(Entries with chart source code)
[BEGIN]
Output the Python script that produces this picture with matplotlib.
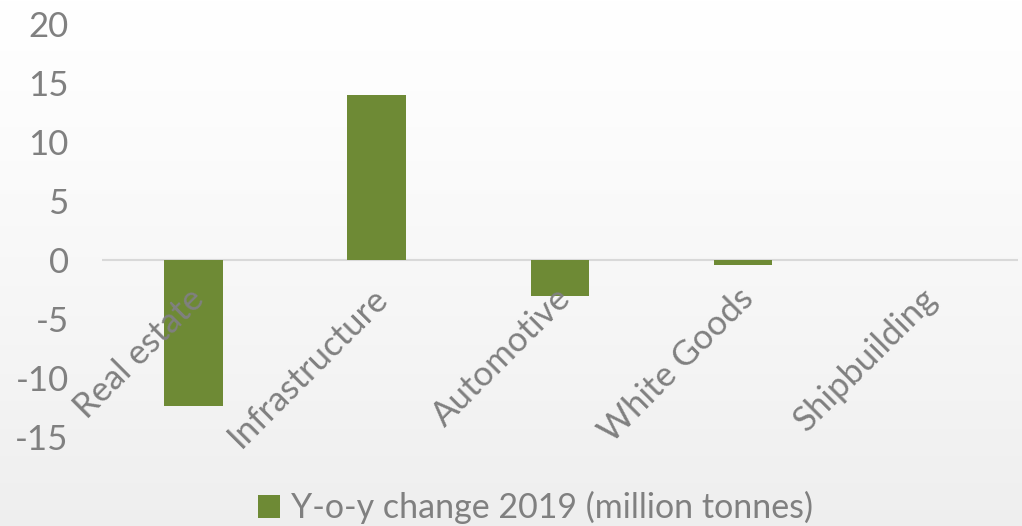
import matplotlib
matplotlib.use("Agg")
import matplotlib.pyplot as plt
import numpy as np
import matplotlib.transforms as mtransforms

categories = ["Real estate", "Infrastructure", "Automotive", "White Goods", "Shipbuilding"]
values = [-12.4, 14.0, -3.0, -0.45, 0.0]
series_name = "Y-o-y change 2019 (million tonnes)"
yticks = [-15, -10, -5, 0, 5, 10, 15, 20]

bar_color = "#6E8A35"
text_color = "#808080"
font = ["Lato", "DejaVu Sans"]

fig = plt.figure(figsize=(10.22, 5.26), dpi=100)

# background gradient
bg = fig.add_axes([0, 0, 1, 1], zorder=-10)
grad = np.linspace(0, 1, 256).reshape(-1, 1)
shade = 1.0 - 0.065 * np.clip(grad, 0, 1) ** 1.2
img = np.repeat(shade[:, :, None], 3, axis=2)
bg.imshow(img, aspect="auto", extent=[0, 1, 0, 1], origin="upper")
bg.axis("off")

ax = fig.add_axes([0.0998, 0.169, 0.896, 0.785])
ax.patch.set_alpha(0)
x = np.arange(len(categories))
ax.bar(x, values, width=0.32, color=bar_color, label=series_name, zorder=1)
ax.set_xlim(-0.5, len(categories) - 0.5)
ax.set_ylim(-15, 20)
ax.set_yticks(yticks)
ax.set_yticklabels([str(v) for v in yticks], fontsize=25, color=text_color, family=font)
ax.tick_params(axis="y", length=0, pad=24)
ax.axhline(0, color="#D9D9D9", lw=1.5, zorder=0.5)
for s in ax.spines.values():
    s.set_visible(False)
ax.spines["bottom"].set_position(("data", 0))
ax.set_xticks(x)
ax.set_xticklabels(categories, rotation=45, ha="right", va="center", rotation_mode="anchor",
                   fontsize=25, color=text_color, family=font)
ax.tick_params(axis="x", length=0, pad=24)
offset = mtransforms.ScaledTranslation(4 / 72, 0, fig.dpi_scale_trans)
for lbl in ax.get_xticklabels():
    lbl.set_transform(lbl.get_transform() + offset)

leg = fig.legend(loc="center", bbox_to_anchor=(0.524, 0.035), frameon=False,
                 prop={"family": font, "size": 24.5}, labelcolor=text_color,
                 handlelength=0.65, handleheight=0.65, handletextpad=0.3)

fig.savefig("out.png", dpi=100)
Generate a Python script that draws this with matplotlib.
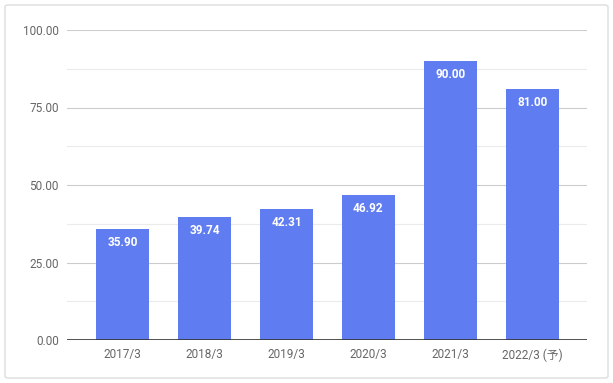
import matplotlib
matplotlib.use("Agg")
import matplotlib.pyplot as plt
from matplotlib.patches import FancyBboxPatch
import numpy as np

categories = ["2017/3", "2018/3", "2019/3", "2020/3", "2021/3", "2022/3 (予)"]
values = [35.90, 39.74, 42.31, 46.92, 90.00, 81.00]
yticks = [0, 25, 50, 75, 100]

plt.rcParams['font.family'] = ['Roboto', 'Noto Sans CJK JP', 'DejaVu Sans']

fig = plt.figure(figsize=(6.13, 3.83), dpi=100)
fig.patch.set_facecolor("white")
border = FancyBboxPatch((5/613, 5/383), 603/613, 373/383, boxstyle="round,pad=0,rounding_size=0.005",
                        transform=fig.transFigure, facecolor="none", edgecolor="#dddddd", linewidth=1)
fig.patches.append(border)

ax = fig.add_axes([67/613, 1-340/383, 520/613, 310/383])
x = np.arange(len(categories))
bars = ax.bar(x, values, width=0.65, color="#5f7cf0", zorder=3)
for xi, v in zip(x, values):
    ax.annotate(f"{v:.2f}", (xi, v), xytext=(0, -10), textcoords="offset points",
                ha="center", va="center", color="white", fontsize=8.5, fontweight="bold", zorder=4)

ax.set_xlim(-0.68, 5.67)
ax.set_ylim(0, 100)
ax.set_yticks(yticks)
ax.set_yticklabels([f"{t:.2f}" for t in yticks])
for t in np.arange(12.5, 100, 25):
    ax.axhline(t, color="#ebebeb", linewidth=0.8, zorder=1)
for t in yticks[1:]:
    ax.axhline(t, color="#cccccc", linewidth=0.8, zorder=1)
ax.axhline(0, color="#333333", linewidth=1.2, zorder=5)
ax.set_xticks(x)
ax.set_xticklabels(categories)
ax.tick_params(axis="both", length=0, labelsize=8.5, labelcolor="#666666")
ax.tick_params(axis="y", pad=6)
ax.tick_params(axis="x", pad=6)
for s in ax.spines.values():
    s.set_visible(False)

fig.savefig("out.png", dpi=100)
[END]
**Job**: Write out exactly the opening lines of the data, stopping after the line that holds "handlelength=0.65, handleheight=0.65, handletextpad=0.3)". Exclude pictures.

**Final result**:
Output the Python script that produces this picture with matplotlib.
import matplotlib
matplotlib.use("Agg")
import matplotlib.pyplot as plt
import numpy as np
import matplotlib.transforms as mtransforms

categories = ["Real estate", "Infrastructure", "Automotive", "White Goods", "Shipbuilding"]
values = [-12.4, 14.0, -3.0, -0.45, 0.0]
series_name = "Y-o-y change 2019 (million tonnes)"
yticks = [-15, -10, -5, 0, 5, 10, 15, 20]

bar_color = "#6E8A35"
text_color = "#808080"
font = ["Lato", "DejaVu Sans"]

fig = plt.figure(figsize=(10.22, 5.26), dpi=100)

# background gradient
bg = fig.add_axes([0, 0, 1, 1], zorder=-10)
grad = np.linspace(0, 1, 256).reshape(-1, 1)
shade = 1.0 - 0.065 * np.clip(grad, 0, 1) ** 1.2
img = np.repeat(shade[:, :, None], 3, axis=2)
bg.imshow(img, aspect="auto", extent=[0, 1, 0, 1], origin="upper")
bg.axis("off")

ax = fig.add_axes([0.0998, 0.169, 0.896, 0.785])
ax.patch.set_alpha(0)
x = np.arange(len(categories))
ax.bar(x, values, width=0.32, color=bar_color, label=series_name, zorder=1)
ax.set_xlim(-0.5, len(categories) - 0.5)
ax.set_ylim(-15, 20)
ax.set_yticks(yticks)
ax.set_yticklabels([str(v) for v in yticks], fontsize=25, color=text_color, family=font)
ax.tick_params(axis="y", length=0, pad=24)
ax.axhline(0, color="#D9D9D9", lw=1.5, zorder=0.5)
for s in ax.spines.values():
    s.set_visible(False)
ax.spines["bottom"].set_position(("data", 0))
ax.set_xticks(x)
ax.set_xticklabels(categories, rotation=45, ha="right", va="center", rotation_mode="anchor",
                   fontsize=25, color=text_color, family=font)
ax.tick_params(axis="x", length=0, pad=24)
offset = mtransforms.ScaledTranslation(4 / 72, 0, fig.dpi_scale_trans)
for lbl in ax.get_xticklabels():
    lbl.set_transform(lbl.get_transform() + offset)

leg = fig.legend(loc="center", bbox_to_anchor=(0.524, 0.035), frameon=False,
                 prop={"family": font, "size": 24.5}, labelcolor=text_color,
                 handlelength=0.65, handleheight=0.65, handletextpad=0.3)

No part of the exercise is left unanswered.